Wer das seit 1962 als Ausstellungshaus genutzte Steinerne Haus am Römerberg kennt, das einst einer rechtskonservativen Fraktion des 1848er-Paulskirchenparlaments als Tagungslokal diente, weiß um dessen unzähligen, in sämtlichen Stockwerken verborgenen Türen, Gänge und Räumchen. Simon Gilmers Realismus ergänzt die Bühne des White Cube um die viel zu gut gehüteten, funktionalen Geheimräume unserer Kunsthäuser.
Gewinnerin des Young Generation Art Award
An das Glockenspiel auf dem nahe gelegenen Römerberg, dem von einer schmucken, rekonstruierten Fachwerkhäuserzeile eingerahmten Frankfurter Rathausplatz, erinnern zunächst die dezenten Klänge, die Thủy Tiên Nguyễns Möbelskulpturen entsteigen. Manchmal harmonisch-smooth, bisweilen aber auch mehrstimmig-chaotisch wirken die mechanisch erzeugten Töne, die die 1993 geborene Absolventin der Städelschule und Trägerin des diesjährigen Young Generation Art Award programmiert hat. Ein bräunlich-metallisches Objekt-Ensemble – ovaler Konferenztisch, Bürostuhl und Schubladenschrank – beherbergt die Musikapparaturen. Die modernistisch anmutenden Skulpturen zitieren laut Thủy Tiên Nguyễn Möbel aus dem Unabhängigkeitspalast in Saigon (heute: Ho-Chi-Minh-Stadt). Der in den 1960ern errichtete, heute als Wiedervereinigungspalast bezeichnete Bau diente bis zum Fall der einstigen südvietnamesischen Hauptstadt 1975 als Sitz des Präsidenten der Republik Vietnam.
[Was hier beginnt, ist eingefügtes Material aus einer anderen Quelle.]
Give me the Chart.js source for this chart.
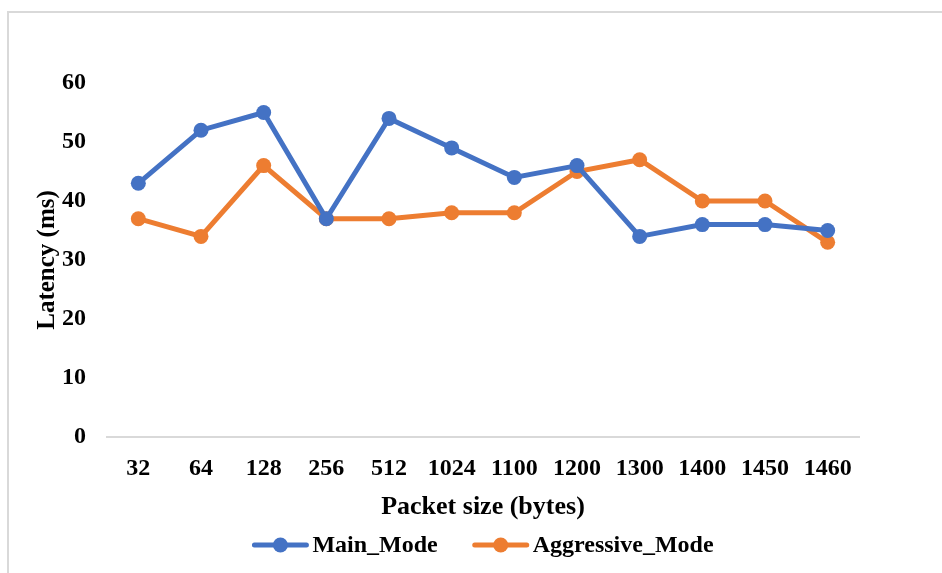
<!DOCTYPE html>
<html>
<head>
<meta charset="utf-8">
<script src="https://cdn.jsdelivr.net/npm/chart.js@4"></script>
<style>
    html, body { margin: 0; padding: 0; background: #ffffff; }
    #wrap { position: relative; width: 942px; height: 573px; overflow: hidden; }
    #frame {
        position: absolute; left: 7px; top: 11px; width: 960px; height: 600px;
        border-top: 2px solid #d9d9d9; border-left: 2px solid #d9d9d9;
        pointer-events: none;
    }
    canvas { position: absolute; left: 0; top: 0; }
</style>
</head>
<body>
<div id="wrap">
    <canvas id="latencyChart" width="942" height="573"></canvas>
    <div id="frame"></div>
</div>
<script>
(function () {
    const packetSizes = ["32", "64", "128", "256", "512", "1024", "1100", "1200", "1300", "1400", "1450", "1460"];
    const mainMode = [43, 52, 55, 37, 54, 49, 44, 46, 34, 36, 36, 35];
    const aggressiveMode = [37, 34, 46, 37, 37, 38, 38, 45, 47, 40, 40, 33];

    const blue = "#4472c4";
    const orange = "#ed7d31";
    const family = "'Liberation Serif', 'Times New Roman', serif";
    const tickFont = { family: family, weight: "bold", size: 24 };

    // legend drawn by hand so the line+dot marker and item spacing match the original
    const lineLegend = {
        id: "lineLegend",
        afterDraw(chart) {
            const ctx = chart.ctx;
            const area = chart.chartArea;
            const y = 545;
            const markerW = 56;
            const textGap = 4;
            const itemGap = 35;
            ctx.save();
            ctx.font = "bold 24px " + family;
            ctx.textBaseline = "middle";
            const items = chart.data.datasets.map((ds) => ({
                ds: ds,
                w: markerW + textGap + ctx.measureText(ds.label).width
            }));
            const total = items.reduce((s, it) => s + it.w, 0) + itemGap * (items.length - 1);
            let x = (area.left + area.right) / 2 - total / 2;
            items.forEach((it) => {
                const color = it.ds.borderColor;
                ctx.strokeStyle = color;
                ctx.lineWidth = 5;
                ctx.lineCap = "round";
                ctx.beginPath();
                ctx.moveTo(x + 2, y);
                ctx.lineTo(x + markerW - 2, y);
                ctx.stroke();
                ctx.fillStyle = color;
                ctx.beginPath();
                ctx.arc(x + markerW / 2, y, 7.5, 0, Math.PI * 2);
                ctx.fill();
                ctx.fillStyle = "#000000";
                ctx.textAlign = "left";
                ctx.fillText(it.ds.label, x + markerW + textGap, y + 1);
                x += it.w + itemGap;
            });
            ctx.restore();
        }
    };

    const canvas = document.getElementById("latencyChart");
    new Chart(canvas, {
        type: "line",
        data: {
            labels: packetSizes,
            datasets: [{
                label: "Main_Mode",
                data: mainMode,
                borderColor: blue,
                backgroundColor: blue,
                borderWidth: 5,
                pointRadius: 7.5,
                pointBorderWidth: 0,
                tension: 0
            }, {
                label: "Aggressive_Mode",
                data: aggressiveMode,
                borderColor: orange,
                backgroundColor: orange,
                borderWidth: 5,
                pointRadius: 7.5,
                pointBorderWidth: 0,
                tension: 0
            }]
        },
        options: {
            responsive: false,
            animation: false,
            layout: { padding: { top: 83, right: 83, left: 20, bottom: 50 } },
            plugins: {
                tooltip: { enabled: false },
                legend: { display: false }
            },
            scales: {
                x: {
                    offset: true,
                    grid: { display: false, drawTicks: false },
                    border: { display: true, color: "#d9d9d9", width: 2 },
                    ticks: { color: "#000000", font: tickFont, padding: 17, maxRotation: 0 },
                    title: {
                        display: true,
                        text: "Packet size (bytes)",
                        color: "#000000",
                        font: { family: family, weight: "bold", size: 26 },
                        padding: { top: 0, bottom: 0 }
                    },
                    afterFit: (scale) => { scale.height = 86; }
                },
                y: {
                    min: 0,
                    max: 60,
                    grid: { display: false, drawTicks: false },
                    border: { display: false },
                    ticks: { stepSize: 10, color: "#000000", font: tickFont, padding: 21 },
                    title: {
                        display: true,
                        text: "Latency (ms)",
                        color: "#000000",
                        font: { family: family, weight: "bold", size: 25 },
                        padding: { top: 13, bottom: 0 }
                    },
                    afterFit: (scale) => { scale.width = 87; }
                }
            }
        },
        plugins: [lineLegend]
    });
})();
</script>
</body>
</html>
Im Frankfurter Kunstverein werden Thủy Tiên Nguyễns Musikmöbel beinahe von einer benachbarten Musikinstallation übertönt. Im größten Raum des Steinernen Hauses platziert, verliert sich das mit historischen Referenzen aufgeladene Ensemble beinahe. Es beschwört eine traumhafte, verlassene Kulisse. Inmitten der neuen Frankfurter Altstadt erscheint Thủy Tiên Nguyễns Arbeit geradezu ortsspezifisch: Der Schwung und Transparenz behauptende International Style gleitet hier in eine Märchenwelt hinüber, die sich nach verzauberten Fachwerkfassaden und Glockenspiel zurücksehnt. Dem regressiven Realismus unserer Städte entkommt auch die Kunst nicht.